Molecularly Imprinted Electrochemical Sensor Based on Poly (O-Phenylenediamine) for Sensitive Detection of Oxycodone in Water

Abstract

This work was aimed at the development of a sensitive electrochemical detection method for oxycodone in water. Molecularly imprinted electrodes were formed by electro-polymerization process using o-phenylenediamine as a monomer. The electro-polymerization was performed on glassy carbon electrodes in the presence of oxycodone before the extraction of entrapped oxycodone molecules. Various electrochemical techniques were employed to monitor the polymerization and response of the fabricated electrodes toward oxycodone. These techniques included cyclic voltammetry (CV), square wave voltammetry (SWV), differential pulse voltammetry (DPV) and electrochemical impedance spectroscopy (EIS). The oxycodone concentration was determined using SWV by measuring the change in the oxidation peak current of [Fe(CN)6]3−/4− in a 0.1 mM acetate buffer solution.

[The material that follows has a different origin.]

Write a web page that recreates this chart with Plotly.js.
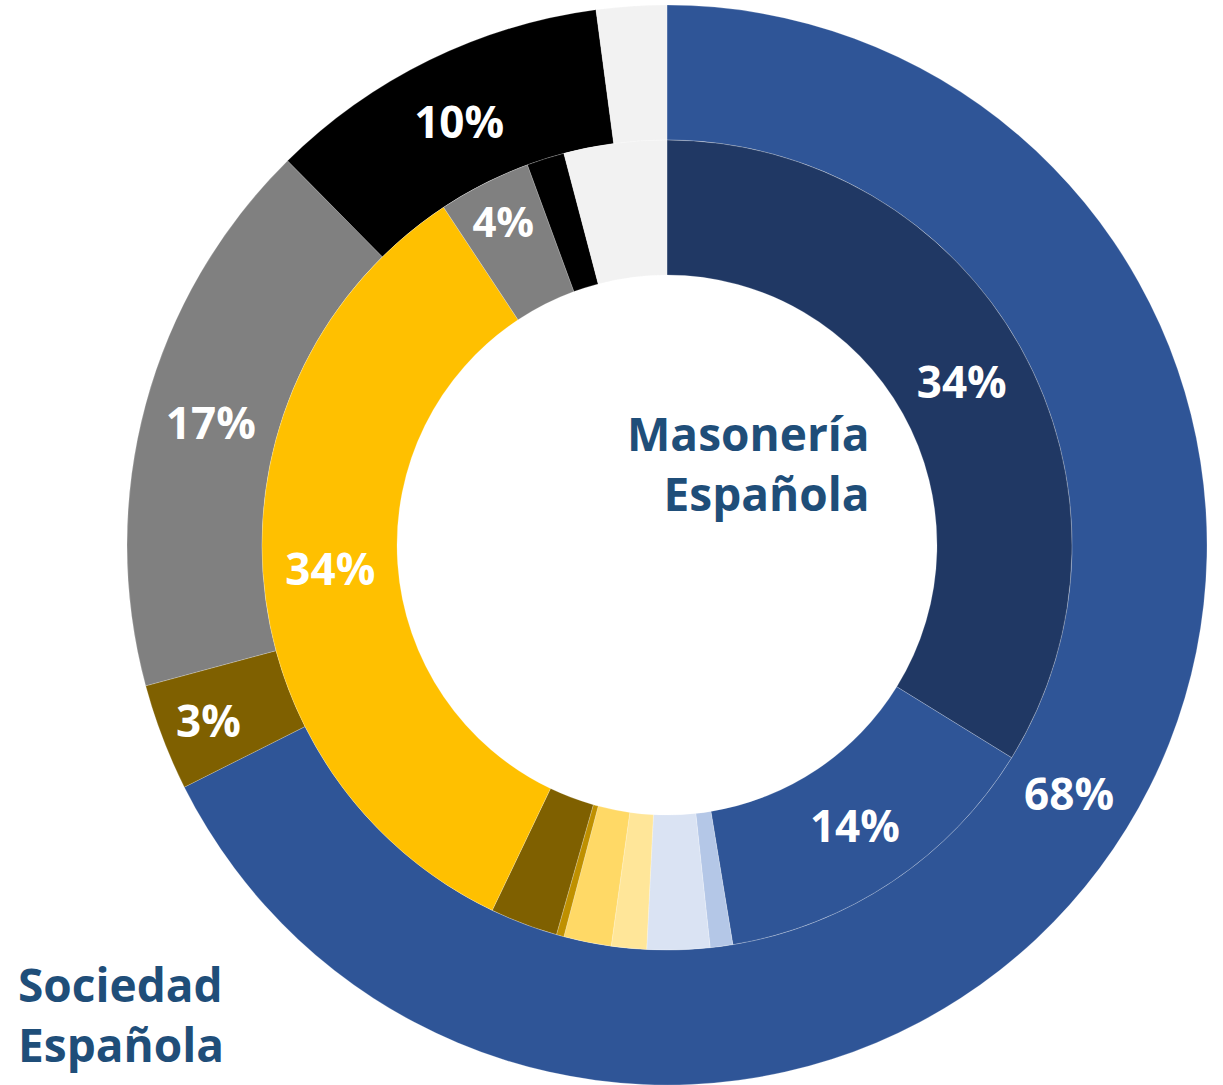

At the optimal electro-polymerization conditions, a calibration curve of the current versus the concentration of oxycodone indicated a linear response at a region from 0.4 nM to 5.0 nM with a detection limit of 1.8 ± 0.239 nM. The MIP-modified electrode’s binding isotherm was fitted using a Langmuir model and showed an association constant, KA, of 1.12 × 106, indicating a high affinity of oxycodone molecules to binding sites. This sensor has the potential to act as an alternative method suitable for the on-site analysis of oxycodone.